Drôle de film que ce Président, réalisé par Lionel Delplanque, qui avait déjà commis un Promenons-Nous dans les Bois de sinistre mémoire (bien que mû de bonnes intentions) en 2000.
Ici, on navigue quelque part entre le thriller politique, l’essai sur les méandres du pouvoir, et l’itinéraire d’un jeune homme intelligent mais d’origine modeste au sein des hautes sphères de direction d’un pays… le tout saupoudré d’une histoire d’amour conflictuelle, de morale et d’éthique, de programme politique et de relations familiales difficiles.
Bref, on le voit, non seulement ce genre de film n’est pas facile à résumer ni à décrire, mais on sent également que cette envie d’exhaustivité dans le traitement des personnages et des situations dévoile rapidement ses limites. De fait, à trop vouloir aborder de choses, on finit par faire d’une ambition respectable la faiblesse d’un film.
Loin d’être mauvais cependant, Président souffre d’un manque de ligne directrice qui ne permet pas au scénario de dégager une colonne vertébrale sur la base de laquelle il pourrait se construire et se développer solidement. Du coup le film se risque à perdre le spectateur à force de ne pas choisir sur quel pied danser. On ne sait pas exactement par exemple qui est le personnage principal. Le titre et l’affiche laissait penser que Albert Dupontel dans le rôle du Président français serait au centre du film et finalement l’histoire s’attache autant voire plus au parcours du jeune Mathieu (Jérémie Renier) au sein de l’équipe de conseillers présidentiels.
Le film de Lionel Delplanque me fait étrangement penser à Syriana de Steve Gaghan, qui lui aussi aborde un sujet éminemment politique au travers d’une multitude de personnages dont aucun ne se dégage pour prendre le pas sur les autres, qui lui aussi possède une trame et un scénario exigeants si ce n’est compliqués. Mais là où Gaghan parvient à une certaine alchimie qui confère au film une force de narration inattendue, Delplanque peine un peu plus à arriver à ses fins sur Président. Pourtant le film est émaillé de très bonnes scènes et de passages vraiment intéressants, c’est je pense surtout de liant qu’il manque.

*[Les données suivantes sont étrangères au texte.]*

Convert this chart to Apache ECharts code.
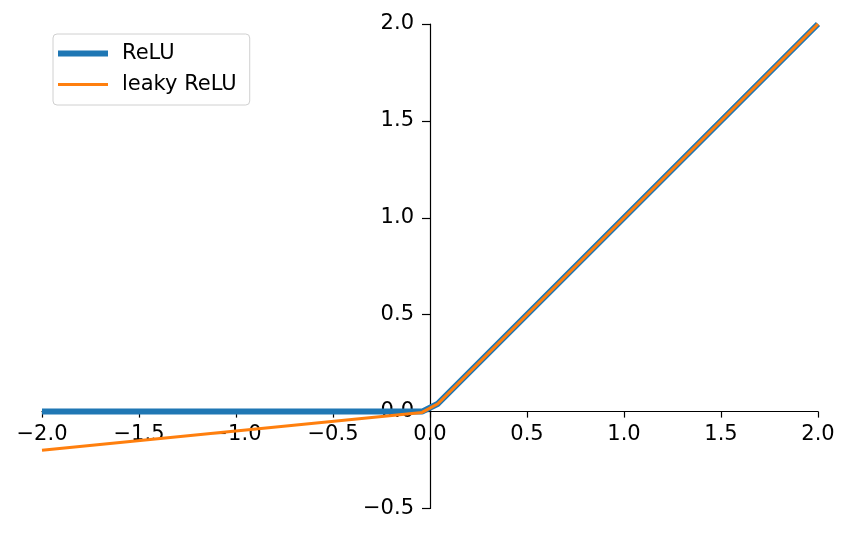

À son crédit on notera une galerie de personnages réussis et emblématiques, à commencer par le Président en personne, interprété par un Albert Dupontel étonnant, qui joue ici dans un registre que non seulement on ne lui connaissait pas, mais dans lequel on ne l’imaginait même pas. Le pari était osé tant on a l’habitude de le voir dans des rôles moins « institutionnels » (quoiqu’il avait déjà fourni une très bonne prestation dans un rôle difficile de médecin pour La Maladie de Sachs en 1999) et contre toute attente il parvient à composer un président tout à fait crédible qui pioche à la fois dans le dynamisme médiatique et la nervosité d’un Sarkozy, la force tranquille et les certitudes d’un Mitterrand, et la science des discours d’un Jospin ou d’un Chirac. Le personnage de Dupontel se voit empêtré dans ses contradictions, cherche à concilier convictions politiques, responsabilités, ses intérêts personnels et ceux de la nation, et finit par se rendre compte que même celui qui détient le pouvoir doit parfois composer avec ce qui va à l’encontre de sa morale et de ses envies. Malgré tout, même ici, on ne peut s’empêcher de remarquer, que les personnages qu’interprète Albert Dupontel ont tous en eux une fêlure, plus ou moins importante, qui les distingue toujours des hommes ordinaires.
Est-ce l’acteur qui insuffle cette part de sa personnalité décalée dans ses rôles ou les personnages pour lesquels on le choisit qui ont cette spécificité en eux ?
Jérémie Renier en jeune premier a évidemment moins de charisme qu’un Dupontel, mais tire son épingle du jeu tout en servant une performance juste mais sans réelle saveur. À noter les sympathiques prestations dans des seconds rôles de Claude Rich en ancien ambassadeur et maître à penser du président, de Jacky Berroyer qui tourne en dérision le poste de chargé de com, et de Mélanie Doutey en fille du président.
Le film de Delplanque, s’il manque un peu de personnalité, a pour lui l’avantage d’explorer des directions vers lesquelles le cinéma français ne s’aventure que rarement voire jamais, et est à ce titre très intéressant. Si les réflexions autour de l’exercice du pouvoir en France restent parfois embrouillées ou insuffisamment explorées, elles ont le mérite d’exister et d’être soulevées par le film. Président n’est certes pas le film de l’année, mais vaut toutefois le coup d’œil.